ご存じの方も多いかと思いますが、コニャックのメーカーには世界で大きなシェアを誇る5大巨頭が存在します。
そう
です。
ヘネシーを筆頭に世界のコニャックシェアを代表する5ブランドですが、それぞれに特徴的なエンブレム、ロゴが存在しますね。今回はあまり目を向けられてないエンブレムの由来を見てみましょう。意外と知らない事実も多いのではないでしょうか。
ヘネシーのエンブレム
モチーフ「斧を持った手」
世界のコニャックマーケット39%という最大シェアを誇るこのヘネシーのシンボルマークは「斧を持った手」です。

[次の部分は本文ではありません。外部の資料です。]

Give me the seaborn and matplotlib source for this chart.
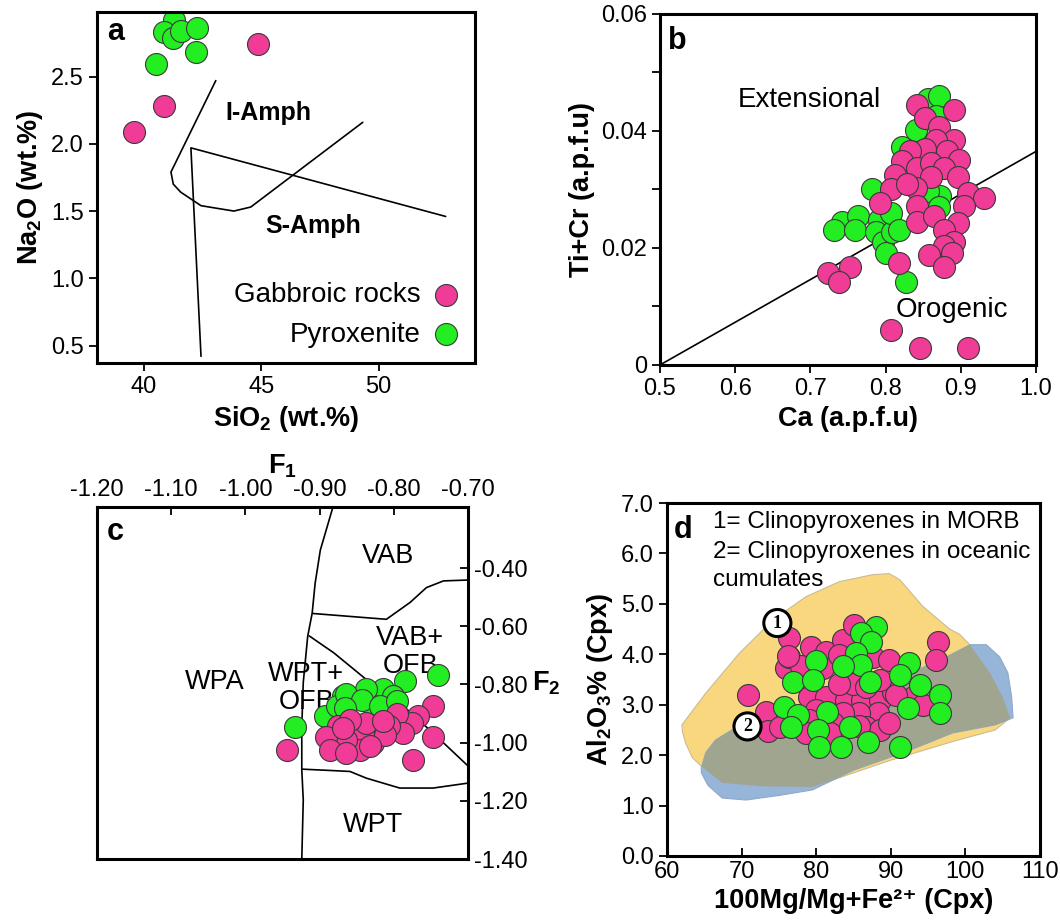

この斧を持った手のシンボルは、ヘネシーの創始者でもあり、アイルランド出身の将校でもあったリチャード・ヘネシー氏の紋章から作られています。このエンブレムは「自分達は武器と力で生きている」というモットーを表しています。元々このエンブレムには野生の豚の絵が含まれていましたが、ブランディングをするにあたり豚は除外されたそうです。
レミーマルタンのエンブレム
モチーフ「ケンタウロス」
レミーマルタンの象徴として有名なこのケンタウルスのエンブレムは「セントー」と呼ばれ、エミール・レミーマルタン(1810年~1875年)と彼の息子、ポール(1853年~1924年)によって1903年に選ばれました。
由来はギリシャ神話に登場する酒の神「バッカス」の奉仕者であるケンタウルスからきています。半馬で力強く大地を踏みしめる姿がレミーマルタンらしさを表現するものとしてこのシンボルマークが発案されました。
マーテルのエンブレム
モチーフ「黄金の燕」
黄金の燕がシンボルとなっているマーテル。
イギリス海峡チャンネル諸島のジャージー島からコニャック地方に移り住んできた創業者のジョン・マーテルは幼いころから鳥を見ることが大好きだったそうです。黄金の燕のシンボルには次のようなエピソードがあります。
「ジョン・マーテルが熟成を終えた原酒を貯蔵庫から出す際、黄金色の燕がその出来事を祝福するかのように樽の上を飛んでいた。」
どうやらその祝福が起源のようです。
クルボアジェのエンブレム
モチーフ「皇帝ナポレオン」
目を凝らしてみないと何だか良く分からないクルボエジェのエンブレム。
実はこれ、あのフランス皇帝ナポレオン・ボナパルトが帽子とコートを着たシルエットなのです。このシルエットに描かれている帽子は1807年にフリートラントの戦いでナポレオンが実際に被っていたものだそうです。
クルボアジェの創業は1809年に遡りますが、実際にこのナポレオンのエンブレムが使用され始めたのは1909年の事です。
イギリスで何代にもわたりワインやスピリッツ事業を展開していたサイモン一族が、1909年にクルボアジェのリーダーシップを握ることになりました。フランスの国境を越えて当ブランドを積極的に売り出す目的で、容易に認識できる象徴的なナポレオンのシルエットを使用することになったそうです。
もともとクルボアジェはナポレオン御用達のコニャックとして有名です。また、1815年ワーテルローの戦いでナポレオンが敗れ、セントヘレナ島に追放された際、ナポレオンは贅沢品を1種類だけ持っていく事を許され、このクルボアジェを選びました。
てかこのシンボルがナポレオンだなんて、パッと見ただけじゃ分からんわ(笑)
カミュのエンブレム
モチーフ「十字架」
カミュのシンボルも良く見なければ何だかわかりませんが、これは「Trefoil Cross」という先端に三つ葉が付いた十字架です。四葉のクローバーがモデルと間違われやすいですが、実は十字架がモデルです。
昔のシンボルはもう少し十字架っぽかったのですが、2005年によりシンプルにデザイン変更され現在のシンボルマークになりました。
由来は様々な話がありますが、カミュのコニャック貯蔵庫の鍵の形がこの三つ葉十字架を連想させるものだったとの話が多いようです。
エンブレムを見ればコニャックの歴史が分かる
どんな会社でもブランドでもそうですが、エンブレムやロゴにはその会社、ブランドの想いが込められています。
このコニャック5大ブランドだけにとどまらず、色々なコニャックのロゴを見てみると、そのブランドの歴史、想い、そのコニャックの味の根底となるコンセプトが見えてきたりして結構面白いものです。
「なぜこのコニャックはこのエンブレムなのか」を考えながらコニャックを見てみると意外な事実が発見できるかもしれませんよ。